The classic programming way: verbose

x <- c(1, 2, 5)
for(i in x){
  print(i^2)
}

## [1] 1
## [1] 4
## [1] 25

Creating a new vector based on x

for(i in 1:length(x)){
  if(i == 1) x2 <- x[i]^2
  else x2 <- c(x2, x[i]^2)
}
x2

## [1]  1  4 25

Data types

R has a hierarchy of data classes, tending to the lowest:

Binary
Integer (numeric)
Double (numeric)
Character

Examples of data types

a <- TRUE
b <- 1:5
c <- pi
d <- "Hello Leeds"

class(a)
class(b)
class(c)
class(d)

Data type switching

ab <- c(a, b)
ab

## [1] 1 1 2 3 4 5

class(ab)

## [1] "integer"

Test on data types

class(c(a, b))

## [1] "integer"

class(c(a, c))

## [1] "numeric"

class(c(b, d))

## [1] "character"

Sequences

x <- 1:5
y <- 2:6
plot(x, y)

Sequences with seq

x <- seq(1,2, by = 0.2)
length(x)

## [1] 6

x <- seq(1, 2, length.out = 5)
length(x)

## [1] 5

Practical

Work through Colin Gillespie's Introduction to R booklet

Optional: install the R package

install.packages("drat")
drat::addRepo("rcourses")
install.packages("nclRintroduction", type="source")
library(nclRintroduction)
vignette(package = "nclRintroduction", "practical1")

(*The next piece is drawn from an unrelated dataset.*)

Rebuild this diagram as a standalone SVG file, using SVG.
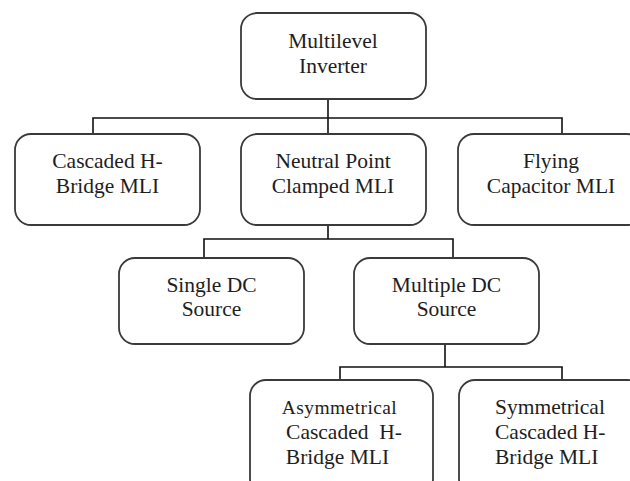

Demo: Transport data with R

Let's see how R can be used to analyse transport data:

library(stplanr)

## Loading required package: sp

data("routes_fast")
plot(routes_fast)

Practical - work through the tutorial

See the source code here: https://github.com/ITSLeeds/SSPA/blob/master/r4transport.Rmd
Experiment with the content

Using the 'nclRintroduction' package

if(!require(devtools))
  install.packages("devtools")
if(!require(nclRintroduction))
  devtools::install_github("rcourses/nclRintroduction", build_vignettes = T)
library(nclRintroduction)
vignette(package = "nclRintroduction")

Advanced challenge

Reproduce the work documented in the stplanr-paper vignette

vignette("stplanr-paper")

Experiment with the example datasets - can you make different versions of the plots?